• Required task:
Emit a verbatim copy of the lines below from the line with "Recreate this image" through the line with "import matplotlib.transforms as mtransforms", excluding pictures and everything outside that range.
※ ※ ※
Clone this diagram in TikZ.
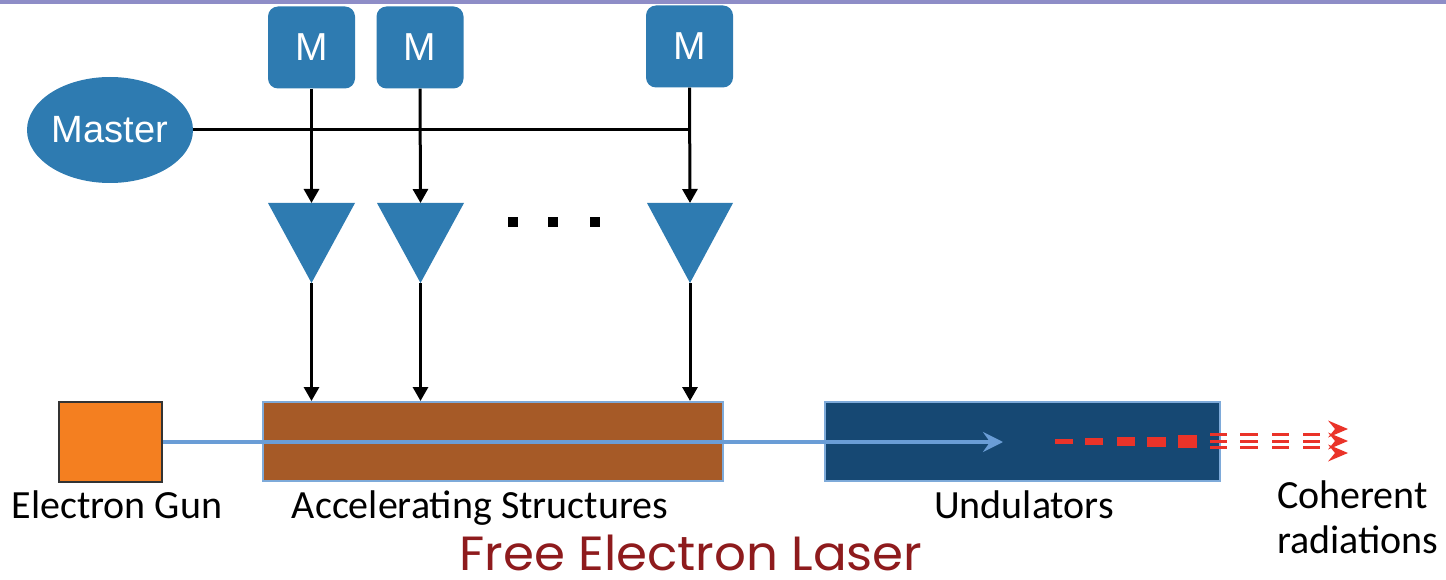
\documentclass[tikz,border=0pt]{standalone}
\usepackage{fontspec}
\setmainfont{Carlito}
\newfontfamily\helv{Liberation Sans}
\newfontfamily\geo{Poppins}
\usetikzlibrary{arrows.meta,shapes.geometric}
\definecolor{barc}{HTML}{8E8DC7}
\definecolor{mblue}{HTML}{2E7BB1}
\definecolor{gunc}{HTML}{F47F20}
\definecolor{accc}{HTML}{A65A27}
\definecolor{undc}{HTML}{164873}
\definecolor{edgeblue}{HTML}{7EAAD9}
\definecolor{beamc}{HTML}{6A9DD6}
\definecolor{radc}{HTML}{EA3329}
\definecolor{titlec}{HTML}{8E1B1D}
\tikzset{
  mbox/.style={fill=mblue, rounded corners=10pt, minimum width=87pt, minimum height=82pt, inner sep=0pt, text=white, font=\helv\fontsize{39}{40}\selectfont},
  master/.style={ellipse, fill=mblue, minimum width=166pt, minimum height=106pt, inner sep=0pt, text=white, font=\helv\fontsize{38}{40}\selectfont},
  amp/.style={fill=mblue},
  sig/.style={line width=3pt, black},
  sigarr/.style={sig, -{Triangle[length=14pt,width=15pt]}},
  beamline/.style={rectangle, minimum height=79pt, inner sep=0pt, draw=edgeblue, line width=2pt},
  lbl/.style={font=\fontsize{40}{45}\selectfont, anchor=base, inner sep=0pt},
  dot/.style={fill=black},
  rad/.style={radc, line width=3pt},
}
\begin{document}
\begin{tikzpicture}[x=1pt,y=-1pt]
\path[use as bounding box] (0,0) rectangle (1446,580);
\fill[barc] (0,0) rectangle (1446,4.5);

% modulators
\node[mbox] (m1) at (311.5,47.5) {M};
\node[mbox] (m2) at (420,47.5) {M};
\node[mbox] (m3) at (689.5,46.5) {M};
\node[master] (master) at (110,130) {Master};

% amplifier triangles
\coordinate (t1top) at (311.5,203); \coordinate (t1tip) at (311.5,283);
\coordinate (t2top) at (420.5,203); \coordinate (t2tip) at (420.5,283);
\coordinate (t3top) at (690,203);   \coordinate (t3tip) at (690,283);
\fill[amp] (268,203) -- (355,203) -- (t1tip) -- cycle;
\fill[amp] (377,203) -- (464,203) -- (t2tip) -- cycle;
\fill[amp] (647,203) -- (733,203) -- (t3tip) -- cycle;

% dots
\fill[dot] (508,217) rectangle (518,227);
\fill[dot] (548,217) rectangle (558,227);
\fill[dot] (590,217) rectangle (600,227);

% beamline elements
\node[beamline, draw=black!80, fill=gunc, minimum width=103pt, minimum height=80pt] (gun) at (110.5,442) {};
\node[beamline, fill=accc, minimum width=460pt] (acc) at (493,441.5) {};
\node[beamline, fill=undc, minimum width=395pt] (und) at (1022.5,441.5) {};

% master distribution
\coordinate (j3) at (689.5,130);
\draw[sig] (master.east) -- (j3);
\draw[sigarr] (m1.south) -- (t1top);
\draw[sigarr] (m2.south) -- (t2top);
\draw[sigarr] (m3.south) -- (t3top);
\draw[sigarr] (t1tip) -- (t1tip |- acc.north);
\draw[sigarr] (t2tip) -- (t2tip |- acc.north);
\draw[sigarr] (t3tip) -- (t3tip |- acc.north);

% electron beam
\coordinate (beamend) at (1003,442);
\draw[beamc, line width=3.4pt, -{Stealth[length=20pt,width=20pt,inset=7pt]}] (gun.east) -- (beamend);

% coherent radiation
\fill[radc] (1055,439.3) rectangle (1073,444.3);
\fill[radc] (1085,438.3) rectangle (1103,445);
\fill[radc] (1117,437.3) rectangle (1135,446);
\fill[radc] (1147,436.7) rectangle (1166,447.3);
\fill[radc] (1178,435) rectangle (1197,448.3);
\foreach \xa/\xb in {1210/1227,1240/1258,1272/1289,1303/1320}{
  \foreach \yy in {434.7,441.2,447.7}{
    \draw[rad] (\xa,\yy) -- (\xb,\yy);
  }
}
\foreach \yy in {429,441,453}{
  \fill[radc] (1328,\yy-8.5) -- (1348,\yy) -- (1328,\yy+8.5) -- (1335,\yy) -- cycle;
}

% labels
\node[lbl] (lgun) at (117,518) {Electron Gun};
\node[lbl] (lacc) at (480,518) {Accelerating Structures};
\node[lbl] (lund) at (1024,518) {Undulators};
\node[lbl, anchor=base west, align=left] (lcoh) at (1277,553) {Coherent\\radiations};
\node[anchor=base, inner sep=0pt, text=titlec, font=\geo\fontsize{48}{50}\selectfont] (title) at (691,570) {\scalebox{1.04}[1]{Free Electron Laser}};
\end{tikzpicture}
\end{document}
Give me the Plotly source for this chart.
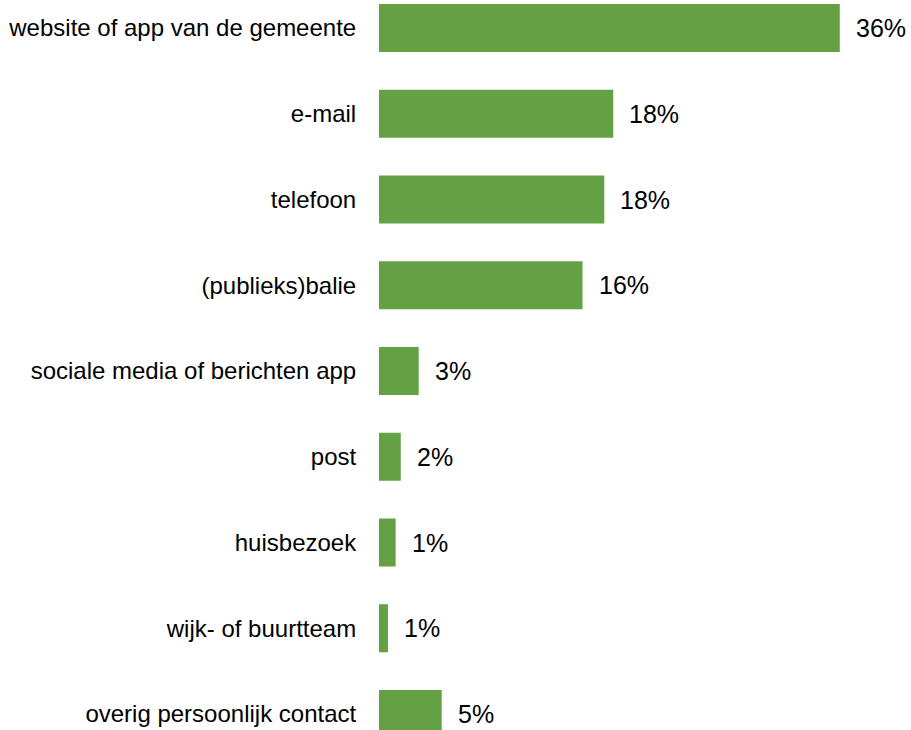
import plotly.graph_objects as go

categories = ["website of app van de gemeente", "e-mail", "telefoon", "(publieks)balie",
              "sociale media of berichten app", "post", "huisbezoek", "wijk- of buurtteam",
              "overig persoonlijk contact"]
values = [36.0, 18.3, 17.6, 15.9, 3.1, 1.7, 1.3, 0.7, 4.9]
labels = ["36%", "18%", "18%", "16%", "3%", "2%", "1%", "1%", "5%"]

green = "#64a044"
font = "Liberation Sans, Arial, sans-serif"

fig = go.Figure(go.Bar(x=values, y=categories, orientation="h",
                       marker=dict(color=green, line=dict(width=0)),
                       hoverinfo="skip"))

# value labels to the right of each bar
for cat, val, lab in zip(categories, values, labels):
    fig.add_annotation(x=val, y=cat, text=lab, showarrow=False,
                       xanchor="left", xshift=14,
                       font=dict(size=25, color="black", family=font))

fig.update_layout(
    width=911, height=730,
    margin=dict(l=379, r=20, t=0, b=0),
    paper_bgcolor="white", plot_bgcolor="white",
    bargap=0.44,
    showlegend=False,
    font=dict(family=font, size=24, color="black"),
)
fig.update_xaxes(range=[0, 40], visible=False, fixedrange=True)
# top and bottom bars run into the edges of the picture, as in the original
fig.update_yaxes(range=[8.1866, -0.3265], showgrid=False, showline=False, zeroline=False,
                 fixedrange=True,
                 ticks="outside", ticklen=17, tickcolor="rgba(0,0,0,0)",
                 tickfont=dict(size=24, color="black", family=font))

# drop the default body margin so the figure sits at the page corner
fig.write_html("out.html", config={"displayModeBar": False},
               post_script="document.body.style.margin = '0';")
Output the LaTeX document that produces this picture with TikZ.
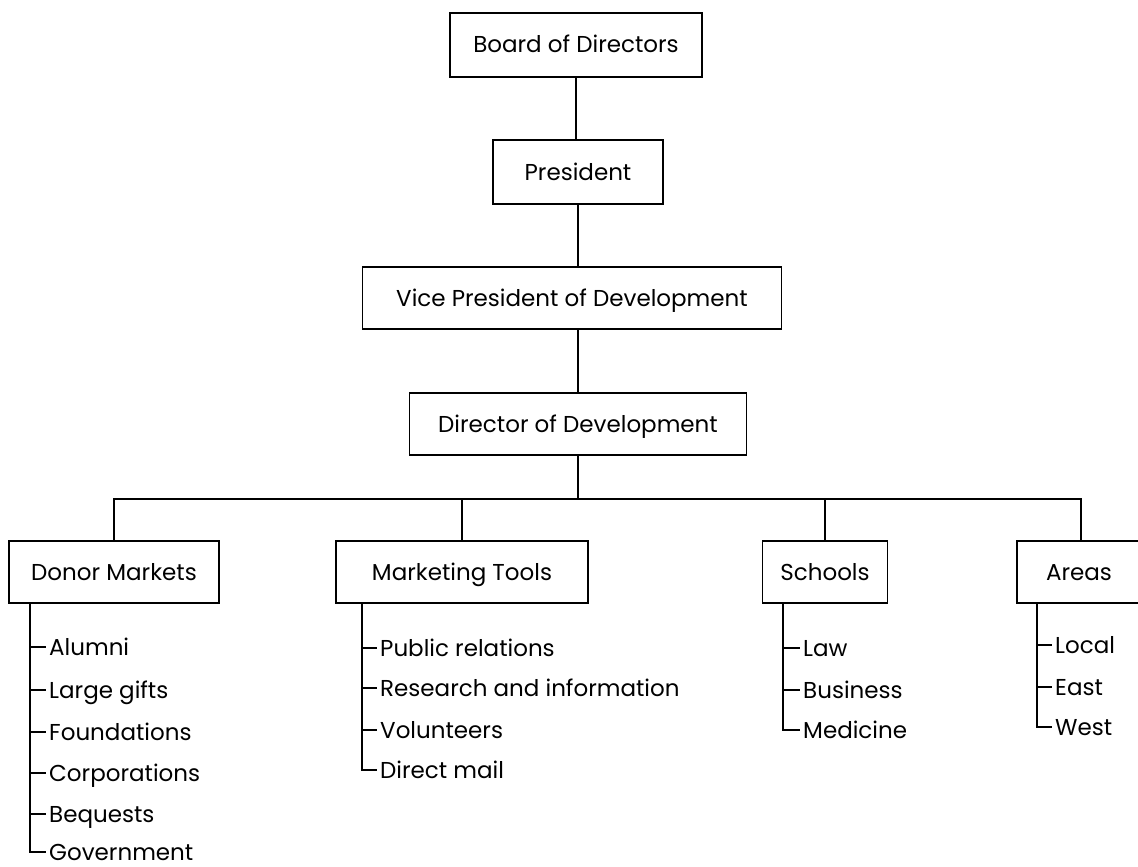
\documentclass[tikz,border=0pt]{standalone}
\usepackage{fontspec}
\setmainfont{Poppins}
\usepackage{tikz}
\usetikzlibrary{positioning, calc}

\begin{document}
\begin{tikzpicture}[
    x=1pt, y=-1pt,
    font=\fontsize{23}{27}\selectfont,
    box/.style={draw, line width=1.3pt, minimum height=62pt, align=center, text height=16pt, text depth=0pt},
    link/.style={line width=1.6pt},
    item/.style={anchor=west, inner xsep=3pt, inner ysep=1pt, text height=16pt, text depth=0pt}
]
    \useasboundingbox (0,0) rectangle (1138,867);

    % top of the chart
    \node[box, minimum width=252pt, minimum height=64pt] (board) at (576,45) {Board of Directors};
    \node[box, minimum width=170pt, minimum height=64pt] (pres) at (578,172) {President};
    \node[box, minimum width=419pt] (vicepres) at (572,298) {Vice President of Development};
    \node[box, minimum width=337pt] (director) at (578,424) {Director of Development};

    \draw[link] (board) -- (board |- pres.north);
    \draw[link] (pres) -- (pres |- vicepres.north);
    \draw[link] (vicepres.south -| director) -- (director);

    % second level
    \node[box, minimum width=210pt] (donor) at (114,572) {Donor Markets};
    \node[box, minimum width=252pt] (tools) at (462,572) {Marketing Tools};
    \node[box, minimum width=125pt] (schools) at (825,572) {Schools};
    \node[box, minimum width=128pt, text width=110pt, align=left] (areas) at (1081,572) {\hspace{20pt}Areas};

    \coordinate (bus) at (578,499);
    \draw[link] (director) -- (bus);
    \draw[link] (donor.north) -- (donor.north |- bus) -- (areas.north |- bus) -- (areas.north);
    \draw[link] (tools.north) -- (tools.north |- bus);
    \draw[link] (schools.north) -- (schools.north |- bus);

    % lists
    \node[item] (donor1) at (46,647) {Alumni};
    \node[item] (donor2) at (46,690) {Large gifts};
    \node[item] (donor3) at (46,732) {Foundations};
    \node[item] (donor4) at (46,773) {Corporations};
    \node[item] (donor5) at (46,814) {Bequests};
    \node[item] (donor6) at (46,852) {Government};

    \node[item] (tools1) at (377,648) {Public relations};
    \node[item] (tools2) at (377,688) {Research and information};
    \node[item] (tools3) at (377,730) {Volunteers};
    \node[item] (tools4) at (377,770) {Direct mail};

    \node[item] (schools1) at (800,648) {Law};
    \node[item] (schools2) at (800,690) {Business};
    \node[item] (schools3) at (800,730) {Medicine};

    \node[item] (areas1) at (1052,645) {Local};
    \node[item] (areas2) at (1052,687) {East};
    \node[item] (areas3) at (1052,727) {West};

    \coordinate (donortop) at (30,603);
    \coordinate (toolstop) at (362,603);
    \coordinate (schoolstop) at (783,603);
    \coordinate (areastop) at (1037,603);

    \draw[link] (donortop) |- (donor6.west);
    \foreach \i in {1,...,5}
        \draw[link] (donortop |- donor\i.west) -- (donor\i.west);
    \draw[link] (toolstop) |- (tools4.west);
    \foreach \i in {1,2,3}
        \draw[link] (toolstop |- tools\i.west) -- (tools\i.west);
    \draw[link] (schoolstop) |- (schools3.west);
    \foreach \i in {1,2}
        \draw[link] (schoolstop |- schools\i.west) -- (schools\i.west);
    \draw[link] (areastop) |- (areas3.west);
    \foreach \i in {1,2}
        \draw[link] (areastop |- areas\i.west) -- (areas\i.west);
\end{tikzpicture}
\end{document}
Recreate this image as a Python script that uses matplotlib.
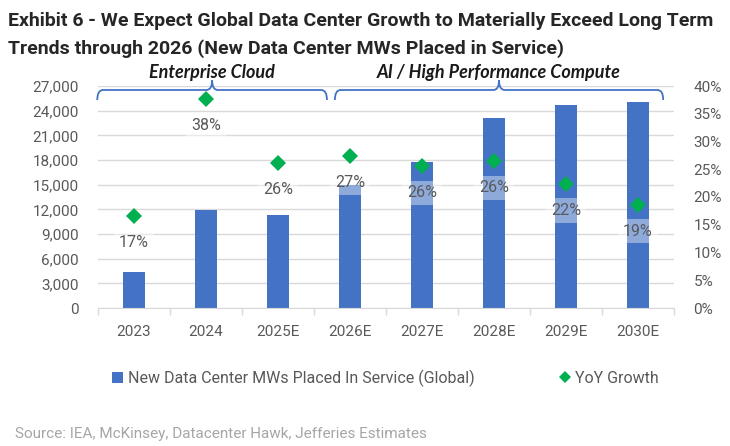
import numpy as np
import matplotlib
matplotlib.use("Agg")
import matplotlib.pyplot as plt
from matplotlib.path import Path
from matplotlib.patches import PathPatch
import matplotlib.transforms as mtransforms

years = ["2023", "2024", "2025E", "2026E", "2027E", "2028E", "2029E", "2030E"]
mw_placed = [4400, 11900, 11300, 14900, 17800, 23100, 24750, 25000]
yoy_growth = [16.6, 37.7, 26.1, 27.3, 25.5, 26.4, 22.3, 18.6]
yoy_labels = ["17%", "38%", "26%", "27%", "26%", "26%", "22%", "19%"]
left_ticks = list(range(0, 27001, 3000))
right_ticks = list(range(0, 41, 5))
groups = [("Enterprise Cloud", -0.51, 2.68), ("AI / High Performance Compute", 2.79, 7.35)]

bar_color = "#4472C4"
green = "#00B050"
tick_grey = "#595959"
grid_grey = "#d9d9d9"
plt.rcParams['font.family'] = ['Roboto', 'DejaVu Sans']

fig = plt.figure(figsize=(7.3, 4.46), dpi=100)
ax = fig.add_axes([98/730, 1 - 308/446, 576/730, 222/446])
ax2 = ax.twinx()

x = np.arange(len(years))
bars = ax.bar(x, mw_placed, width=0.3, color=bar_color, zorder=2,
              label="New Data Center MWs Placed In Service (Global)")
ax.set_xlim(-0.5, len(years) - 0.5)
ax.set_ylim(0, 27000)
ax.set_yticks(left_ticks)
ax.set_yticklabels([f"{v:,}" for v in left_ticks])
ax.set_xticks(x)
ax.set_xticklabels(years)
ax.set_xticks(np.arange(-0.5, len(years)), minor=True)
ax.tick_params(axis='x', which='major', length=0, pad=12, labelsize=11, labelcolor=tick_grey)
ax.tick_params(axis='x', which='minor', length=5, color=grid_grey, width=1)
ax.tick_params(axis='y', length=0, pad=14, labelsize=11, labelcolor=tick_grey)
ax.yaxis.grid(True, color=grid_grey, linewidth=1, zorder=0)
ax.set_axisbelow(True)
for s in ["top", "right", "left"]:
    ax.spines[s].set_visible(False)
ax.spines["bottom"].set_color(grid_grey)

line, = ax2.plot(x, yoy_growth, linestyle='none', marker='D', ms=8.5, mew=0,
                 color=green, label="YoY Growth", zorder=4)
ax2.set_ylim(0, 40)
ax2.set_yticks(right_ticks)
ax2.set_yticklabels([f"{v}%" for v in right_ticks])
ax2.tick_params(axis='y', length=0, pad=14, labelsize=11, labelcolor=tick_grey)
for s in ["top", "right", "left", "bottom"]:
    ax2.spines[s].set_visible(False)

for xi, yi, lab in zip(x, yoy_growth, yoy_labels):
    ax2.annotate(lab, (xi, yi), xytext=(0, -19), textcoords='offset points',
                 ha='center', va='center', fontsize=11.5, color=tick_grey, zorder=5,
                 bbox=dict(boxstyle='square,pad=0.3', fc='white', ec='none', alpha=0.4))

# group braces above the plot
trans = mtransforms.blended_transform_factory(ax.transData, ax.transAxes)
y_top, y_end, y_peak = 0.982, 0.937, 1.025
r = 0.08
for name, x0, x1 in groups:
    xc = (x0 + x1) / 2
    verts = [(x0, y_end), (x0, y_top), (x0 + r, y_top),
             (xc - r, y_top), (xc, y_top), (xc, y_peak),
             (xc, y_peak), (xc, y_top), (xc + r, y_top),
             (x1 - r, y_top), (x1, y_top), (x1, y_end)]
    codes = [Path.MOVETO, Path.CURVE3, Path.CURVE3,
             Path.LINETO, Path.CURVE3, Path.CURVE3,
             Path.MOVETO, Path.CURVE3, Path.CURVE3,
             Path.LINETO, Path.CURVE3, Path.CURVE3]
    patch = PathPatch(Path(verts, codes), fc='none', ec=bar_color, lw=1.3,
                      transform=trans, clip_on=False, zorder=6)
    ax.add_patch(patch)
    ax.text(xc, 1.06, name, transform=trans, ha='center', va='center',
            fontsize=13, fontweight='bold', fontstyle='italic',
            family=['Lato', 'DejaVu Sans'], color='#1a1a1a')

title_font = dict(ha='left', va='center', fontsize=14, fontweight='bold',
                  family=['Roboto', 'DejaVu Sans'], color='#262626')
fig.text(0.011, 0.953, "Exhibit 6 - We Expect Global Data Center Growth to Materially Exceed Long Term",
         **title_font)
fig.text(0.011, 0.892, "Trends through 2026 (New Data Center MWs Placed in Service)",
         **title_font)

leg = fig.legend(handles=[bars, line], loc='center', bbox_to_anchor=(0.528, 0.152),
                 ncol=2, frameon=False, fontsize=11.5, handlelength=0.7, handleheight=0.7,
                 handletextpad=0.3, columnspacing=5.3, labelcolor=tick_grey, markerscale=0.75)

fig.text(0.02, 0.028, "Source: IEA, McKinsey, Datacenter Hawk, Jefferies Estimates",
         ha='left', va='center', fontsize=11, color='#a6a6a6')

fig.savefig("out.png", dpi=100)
※ ※ ※
• Task output:
Recreate this image as a Python script that uses matplotlib.
import numpy as np
import matplotlib
matplotlib.use("Agg")
import matplotlib.pyplot as plt
from matplotlib.path import Path
from matplotlib.patches import PathPatch
import matplotlib.transforms as mtransforms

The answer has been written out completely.